## Supplied information

++++++

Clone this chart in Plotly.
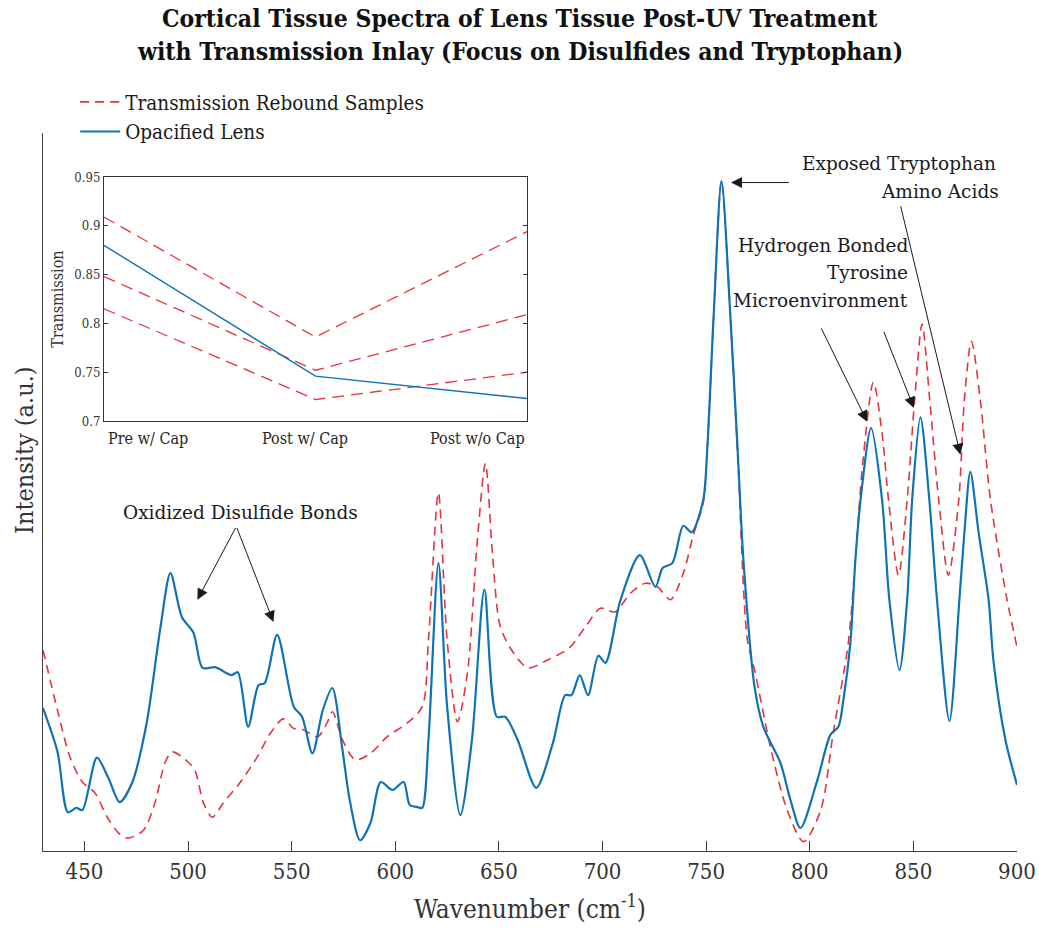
import plotly.graph_objects as go

# Raman spectra (intensity in arbitrary units) versus wavenumber (cm^-1)
opacified_wn = [430, 437, 442, 446, 449, 456, 461.5, 467, 473, 480, 486.7, 491.5, 497, 502.6,
                507, 513, 521, 524, 529, 534, 537, 543, 551, 555, 560, 565, 569.6, 574.5,
                578, 583, 588, 593, 598.6, 604, 607, 611, 613, 616, 620.8, 625, 631.4, 637,
                643, 649, 653, 659, 668, 676, 682, 685, 689, 693, 698, 701.4, 708.7, 718,
                725.5, 729, 733.7, 739, 743, 748.6, 750.5, 753.6, 757.4, 761.7, 765.2, 768,
                773.4, 777.6, 785.8, 790.7, 795.5, 803.7, 810, 813.8, 816.2, 819.6, 822,
                824.5, 829.6, 834.9, 838.4, 843.3, 847, 849.4, 853.4, 857.7, 861.4, 867.4,
                872.2, 874.6, 877.5, 881.5, 886.3, 888.6, 894.4, 900]
opacified_int = [0.199, 0.138, 0.054, 0.060, 0.057, 0.130, 0.102, 0.068, 0.095, 0.178, 0.312,
                 0.387, 0.326, 0.304, 0.255, 0.256, 0.245, 0.249, 0.173, 0.231, 0.234, 0.301,
                 0.201, 0.187, 0.136, 0.196, 0.227, 0.141, 0.071, 0.015, 0.039, 0.096, 0.085,
                 0.096, 0.064, 0.061, 0.060, 0.155, 0.401, 0.201, 0.050, 0.155, 0.364, 0.187,
                 0.187, 0.155, 0.088, 0.150, 0.217, 0.217, 0.245, 0.217, 0.272, 0.262, 0.350,
                 0.412, 0.368, 0.394, 0.401, 0.453, 0.444, 0.489, 0.558, 0.744, 0.933, 0.744,
                 0.558, 0.405, 0.228, 0.173, 0.123, 0.071, 0.032, 0.099, 0.162, 0.173, 0.210,
                 0.290, 0.405, 0.489, 0.589, 0.489, 0.350, 0.252, 0.350, 0.489, 0.604, 0.489,
                 0.350, 0.181, 0.350, 0.443, 0.528, 0.443, 0.350, 0.266, 0.155, 0.092]

rebound_wn = [430, 437, 443, 449, 455, 461, 466.5, 471, 478.5, 484, 489, 492.4, 500, 503.6,
              507.4, 511.7, 517, 525, 533.4, 539.7, 546, 550.8, 555.6, 562.4, 567, 569.7,
              574.5, 580.7, 588, 596, 605.7, 613, 616, 620.8, 625, 630, 634.8, 639.6, 643.5,
              647, 650.7, 657, 664, 673.4, 684, 691.7, 699, 706, 713.5, 720.7, 726.5, 732.8,
              739, 743.8, 748.6, 750.5, 753.6, 757.4, 761.7, 765.2, 769.9, 773.4, 781, 789.1,
              797, 805.3, 811.3, 818.6, 822, 825.4, 830.7, 834.9, 838, 842.8, 847, 850.6,
              854.2, 857.9, 862.2, 866.9, 871.9, 874.6, 878, 882.3, 887.2, 895.2, 900]
rebound_int = [0.280, 0.196, 0.131, 0.096, 0.081, 0.047, 0.025, 0.018, 0.029, 0.067, 0.124,
               0.138, 0.124, 0.110, 0.067, 0.047, 0.067, 0.095, 0.131, 0.164, 0.184, 0.171,
               0.169, 0.159, 0.178, 0.194, 0.155, 0.127, 0.136, 0.159, 0.178, 0.201, 0.294,
               0.499, 0.294, 0.180, 0.248, 0.433, 0.540, 0.409, 0.312, 0.276, 0.255, 0.266,
               0.283, 0.312, 0.338, 0.333, 0.359, 0.373, 0.368, 0.350, 0.387, 0.440, 0.485,
               0.558, 0.744, 0.933, 0.744, 0.552, 0.294, 0.252, 0.145, 0.057, 0.013, 0.057,
               0.164, 0.290, 0.405, 0.535, 0.653, 0.582, 0.489, 0.384, 0.489, 0.628, 0.734,
               0.628, 0.489, 0.384, 0.489, 0.628, 0.710, 0.628, 0.489, 0.350, 0.284]

x_ticks = [450, 500, 550, 600, 650, 700, 750, 800, 850, 900]

# Inset: optical transmission at each treatment stage
stages = ["Pre w/ Cap", "Post w/ Cap", "Post w/o Cap"]
rebound_transmission = [
    [0.909, 0.786, 0.894],
    [0.848, 0.752, 0.809],
    [0.815, 0.722, 0.750],
]
opacified_transmission = [0.880, 0.746, 0.723]
inset_ticks = [0.7, 0.75, 0.8, 0.85, 0.9, 0.95]

title_lines = ["Cortical Tissue Spectra of Lens Tissue Post-UV Treatment",
               "with Transmission Inlay (Focus on Disulfides and Tryptophan)"]

RED = "#E5333F"
BLUE = "#0F72B5"
SERIF = "DejaVu Serif Condensed, Liberation Serif, serif"
WIDE_SERIF = "DejaVu Serif"
AXIS_COLOR = "#404040"

fig = go.Figure()

fig.add_trace(go.Scatter(
    x=rebound_wn, y=rebound_int, mode="lines", name="Transmission Rebound Samples",
    line=dict(color=RED, width=1.6, dash="9px,6px", shape="spline", smoothing=0.8),
))
fig.add_trace(go.Scatter(
    x=opacified_wn, y=opacified_int, mode="lines", name="Opacified Lens",
    line=dict(color=BLUE, width=2.2, shape="spline", smoothing=0.8),
))

# Inset traces
for series in rebound_transmission:
    fig.add_trace(go.Scatter(
        x=[0, 1, 2], y=series, mode="lines", showlegend=False,
        line=dict(color=RED, width=1.3, dash="12px,7px"),
        xaxis="x2", yaxis="y2",
    ))
fig.add_trace(go.Scatter(
    x=[0, 1, 2], y=opacified_transmission, mode="lines", showlegend=False,
    line=dict(color=BLUE, width=1.4), xaxis="x2", yaxis="y2",
))

annotations = []

# Two-line bold title
for text, ypos in zip(title_lines, [1.160, 1.113]):
    annotations.append(dict(
        x=0.4897, y=ypos, xref="paper", yref="paper", text="<b>" + text + "</b>",
        showarrow=False, xanchor="center", yanchor="middle",
        font=dict(family=SERIF, size=24.5, color="#111111"),
    ))

# Vertical axis label
annotations.append(dict(
    x=-0.0185, y=0.5585, xref="paper", yref="paper", text="Intensity (a.u.)",
    showarrow=False, textangle=-90, xanchor="center", yanchor="middle",
    font=dict(family=SERIF, size=25, color="#333333"),
))

# Inset category labels
for i, (label_text, anchor, shift) in enumerate(zip(stages, ["left", "center", "right"], [2, -10, 0])):
    annotations.append(dict(
        x=i, y=0.7, xref="x2", yref="y2", text=label_text, showarrow=False,
        xanchor=anchor, yanchor="top", xshift=shift, yshift=-6,
        font=dict(family=SERIF, size=16, color="#262626"),
    ))

# Text labels
def label(x, y, text, anchor):
    annotations.append(dict(
        x=x, y=y, xref="x", yref="y", text=text, showarrow=False,
        xanchor=anchor, yanchor="middle",
        font=dict(family=WIDE_SERIF, size=18.5, color="#1a1a1a"),
    ))

label(525.3, 0.472, "Oxidized Disulfide Bonds", "center")
label(890.6, 0.958, "Exposed Tryptophan", "right")
label(892.5, 0.918, "Amino Acids", "right")
label(848.6, 0.844, "Hydrogen Bonded", "right")
label(848.6, 0.806, "Tyrosine", "right")
label(848.6, 0.767, "Microenvironment", "right")

# Arrows (tail -> head)
def arrow(tail, head):
    annotations.append(dict(
        x=head[0], y=head[1], ax=tail[0], ay=tail[1],
        xref="x", yref="y", axref="x", ayref="y", text="",
        showarrow=True, arrowhead=2, arrowsize=2.2, arrowwidth=1,
        arrowcolor="#1a1a1a", standoff=0,
    ))

arrow((523.3, 0.452), (504.5, 0.350))
arrow((523.3, 0.452), (541.2, 0.319))
arrow((790.6, 0.931), (762.0, 0.931))
arrow((843.7, 0.900), (872.7, 0.552))
arrow((805.2, 0.730), (827.7, 0.598))
arrow((835.5, 0.725), (850.2, 0.617))

fig.update_layout(
    width=1039, height=934,
    margin=dict(l=43, r=22, t=133, b=83),
    paper_bgcolor="white", plot_bgcolor="white",
    showlegend=True,
    legend=dict(
        x=0.033, y=1.071, xanchor="left", yanchor="top",
        bgcolor="rgba(0,0,0,0)", font=dict(family=SERIF, size=20.5, color="#1a1a1a"),
        itemwidth=40, tracegroupgap=0,
    ),
    xaxis=dict(
        domain=[0, 1], range=[430, 900], tickvals=x_ticks, automargin=False,
        ticks="inside", ticklen=10, tickcolor=AXIS_COLOR,
        showline=True, linecolor=AXIS_COLOR, linewidth=1.2,
        showgrid=False, zeroline=False,
        tickfont=dict(family=SERIF, size=22, color="#333333"),
        title=dict(text="Wavenumber (cm<sup>-1</sup>)", standoff=17,
                   font=dict(family=SERIF, size=26, color="#333333")),
    ),
    yaxis=dict(
        domain=[0, 1], range=[0, 1], showticklabels=False, ticks="", automargin=False,
        showline=True, linecolor=AXIS_COLOR, linewidth=1.2,
        showgrid=False, zeroline=False,
    ),
    xaxis2=dict(
        domain=[0.0626, 0.4969], anchor="y2", range=[0, 2],
        showticklabels=False, ticks="", showgrid=False, zeroline=False,
        showline=True, mirror=True, linecolor="#333333", linewidth=1,
    ),
    yaxis2=dict(
        domain=[0.5989, 0.9387], anchor="x2", range=[0.7, 0.95],
        tickvals=inset_ticks, ticks="inside", ticklen=4, tickcolor="#333333",
        showgrid=False, zeroline=False,
        showline=True, mirror="ticks", linecolor="#333333", linewidth=1,
        tickfont=dict(family=SERIF, size=13, color="#333333"),
        title=dict(text="Transmission", standoff=6,
                   font=dict(family=SERIF, size=16, color="#333333")),
    ),
    annotations=annotations,
)

fig.write_html("out.html")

++++++

## What you need to do
Pictures are excluded: retype only the lines from the beginning of the listing above through the line with "import plotly.graph_objects as go", both included.

## Result
Clone this chart in Plotly.
import plotly.graph_objects as go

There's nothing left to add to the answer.